>> Start

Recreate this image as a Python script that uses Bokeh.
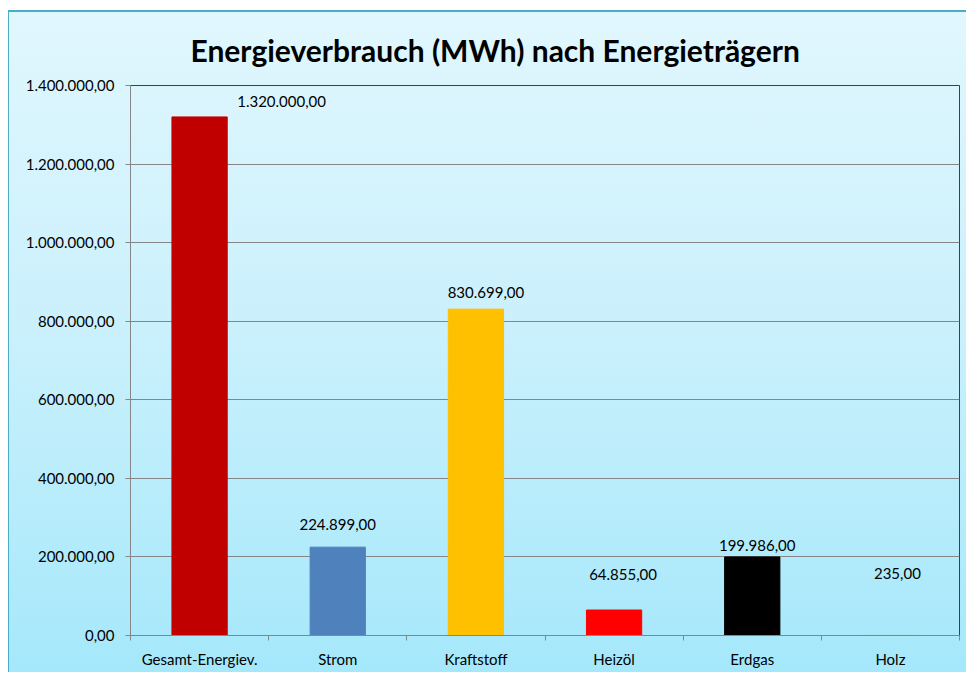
from bokeh.plotting import figure
from bokeh.models import ColumnDataSource, FixedTicker, LabelSet
from bokeh.core.properties import value
from bokeh.embed import file_html
from bokeh.resources import INLINE

categories = ["Gesamt-Energiev.", "Strom", "Kraftstoff", "Heizöl", "Erdgas", "Holz"]
values = [1320000, 224899, 830699, 64855, 199986, 235]
value_labels = ["1.320.000,00", "224.899,00", "830.699,00", "64.855,00", "199.986,00", "235,00"]
y_ticks = [0, 200000, 400000, 600000, 800000, 1000000, 1200000, 1400000]
y_tick_labels = ["0,00", "200.000,00", "400.000,00", "600.000,00", "800.000,00",
                 "1.000.000,00", "1.200.000,00", "1.400.000,00"]

# styles
bar_colors = ["#c00000", "#4f81bd", "#ffc000", "#ff0000", "#000000", "#92d050"]
label_dx = [82, 0, 10, 9, 5, 7]
label_dy = [15, 23, 17, 36, 11, 62]
FONT = "Lato"

n = len(categories)
xs = [i + 0.5 for i in range(n)]
src = ColumnDataSource(dict(x=xs, top=values, color=bar_colors, lab=value_labels,
                            dx=label_dx, dy=label_dy))

p = figure(width=958, height=662, x_range=(0, n), y_range=(0, 1400000),
           output_backend="svg", toolbar_location=None,
           min_border_left=122, min_border_right=7, min_border_top=75, min_border_bottom=37)

p.styles = {"margin": "10px 0 0 8px",
            "background-image": "linear-gradient(to bottom, #e1f7fe 0%, #c9f0fc 50%, #a5e8fb 100%)",
            "box-shadow": "inset 1px 2px 0 0 #4bacc6"}
p.border_fill_alpha = 0
p.background_fill_alpha = 0
p.outline_line_color = "#404040"
p.outline_line_width = 1

p.title.text = "Energieverbrauch (MWh) nach Energieträgern"
p.title.align = "left"
p.title.offset = 60
p.title.text_font = FONT
p.title.text_font_size = "30px"
p.title.text_font_style = "bold"
p.title.text_color = "#000000"
p.title.standoff = 36

p.vbar(x="x", top="top", width=0.4, color="color", source=src)

labels = LabelSet(x="x", y="top", text="lab", x_offset="dx", y_offset="dy", source=src,
                  text_align="center", text_baseline="middle",
                  text_font=value(FONT), text_font_size="15px", text_color="#000000")
p.add_layout(labels)

# y axis
p.yaxis.ticker = FixedTicker(ticks=y_ticks)
p.yaxis.major_label_overrides = {t: l for t, l in zip(y_ticks, y_tick_labels)}
p.yaxis.minor_tick_line_color = None
p.yaxis.major_tick_in = 0
p.yaxis.major_tick_out = 5
p.yaxis.major_label_standoff = 11
p.yaxis.axis_line_color = "#868686"
p.yaxis.major_tick_line_color = "#868686"
p.yaxis.major_label_text_font = FONT
p.yaxis.major_label_text_font_size = "15px"
p.yaxis.major_label_text_color = "#000000"

# x axis
p.xaxis.ticker = FixedTicker(ticks=xs, minor_ticks=list(range(n + 1)))
p.xaxis.major_label_overrides = {x: c for x, c in zip(xs, categories)}
p.xaxis.major_tick_line_color = None
p.xaxis.minor_tick_in = 0
p.xaxis.minor_tick_out = 5
p.xaxis.minor_tick_line_color = "#868686"
p.xaxis.axis_line_color = "#868686"
p.xaxis.major_label_standoff = 8
p.xaxis.major_label_text_font = FONT
p.xaxis.major_label_text_font_size = "15px"
p.xaxis.major_label_text_color = "#000000"

p.xgrid.grid_line_color = None
p.ygrid.ticker = FixedTicker(ticks=y_ticks)
p.ygrid.grid_line_color = "#868686"

open("out.html", "w").write(file_html(p, INLINE))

>> End

## [REQUIRED WORK]
Send back the data above word for word, with the pictures left out.

## [RESULT]
Recreate this image as a Python script that uses Bokeh.
from bokeh.plotting import figure
from bokeh.models import ColumnDataSource, FixedTicker, LabelSet
from bokeh.core.properties import value
from bokeh.embed import file_html
from bokeh.resources import INLINE

categories = ["Gesamt-Energiev.", "Strom", "Kraftstoff", "Heizöl", "Erdgas", "Holz"]
values = [1320000, 224899, 830699, 64855, 199986, 235]
value_labels = ["1.320.000,00", "224.899,00", "830.699,00", "64.855,00", "199.986,00", "235,00"]
y_ticks = [0, 200000, 400000, 600000, 800000, 1000000, 1200000, 1400000]
y_tick_labels = ["0,00", "200.000,00", "400.000,00", "600.000,00", "800.000,00",
                 "1.000.000,00", "1.200.000,00", "1.400.000,00"]

# styles
bar_colors = ["#c00000", "#4f81bd", "#ffc000", "#ff0000", "#000000", "#92d050"]
label_dx = [82, 0, 10, 9, 5, 7]
label_dy = [15, 23, 17, 36, 11, 62]
FONT = "Lato"

n = len(categories)
xs = [i + 0.5 for i in range(n)]
src = ColumnDataSource(dict(x=xs, top=values, color=bar_colors, lab=value_labels,
                            dx=label_dx, dy=label_dy))

p = figure(width=958, height=662, x_range=(0, n), y_range=(0, 1400000),
           output_backend="svg", toolbar_location=None,
           min_border_left=122, min_border_right=7, min_border_top=75, min_border_bottom=37)

p.styles = {"margin": "10px 0 0 8px",
            "background-image": "linear-gradient(to bottom, #e1f7fe 0%, #c9f0fc 50%, #a5e8fb 100%)",
            "box-shadow": "inset 1px 2px 0 0 #4bacc6"}
p.border_fill_alpha = 0
p.background_fill_alpha = 0
p.outline_line_color = "#404040"
p.outline_line_width = 1

p.title.text = "Energieverbrauch (MWh) nach Energieträgern"
p.title.align = "left"
p.title.offset = 60
p.title.text_font = FONT
p.title.text_font_size = "30px"
p.title.text_font_style = "bold"
p.title.text_color = "#000000"
p.title.standoff = 36

p.vbar(x="x", top="top", width=0.4, color="color", source=src)

labels = LabelSet(x="x", y="top", text="lab", x_offset="dx", y_offset="dy", source=src,
                  text_align="center", text_baseline="middle",
                  text_font=value(FONT), text_font_size="15px", text_color="#000000")
p.add_layout(labels)

# y axis
p.yaxis.ticker = FixedTicker(ticks=y_ticks)
p.yaxis.major_label_overrides = {t: l for t, l in zip(y_ticks, y_tick_labels)}
p.yaxis.minor_tick_line_color = None
p.yaxis.major_tick_in = 0
p.yaxis.major_tick_out = 5
p.yaxis.major_label_standoff = 11
p.yaxis.axis_line_color = "#868686"
p.yaxis.major_tick_line_color = "#868686"
p.yaxis.major_label_text_font = FONT
p.yaxis.major_label_text_font_size = "15px"
p.yaxis.major_label_text_color = "#000000"

# x axis
p.xaxis.ticker = FixedTicker(ticks=xs, minor_ticks=list(range(n + 1)))
p.xaxis.major_label_overrides = {x: c for x, c in zip(xs, categories)}
p.xaxis.major_tick_line_color = None
p.xaxis.minor_tick_in = 0
p.xaxis.minor_tick_out = 5
p.xaxis.minor_tick_line_color = "#868686"
p.xaxis.axis_line_color = "#868686"
p.xaxis.major_label_standoff = 8
p.xaxis.major_label_text_font = FONT
p.xaxis.major_label_text_font_size = "15px"
p.xaxis.major_label_text_color = "#000000"

p.xgrid.grid_line_color = None
p.ygrid.ticker = FixedTicker(ticks=y_ticks)
p.ygrid.grid_line_color = "#868686"

open("out.html", "w").write(file_html(p, INLINE))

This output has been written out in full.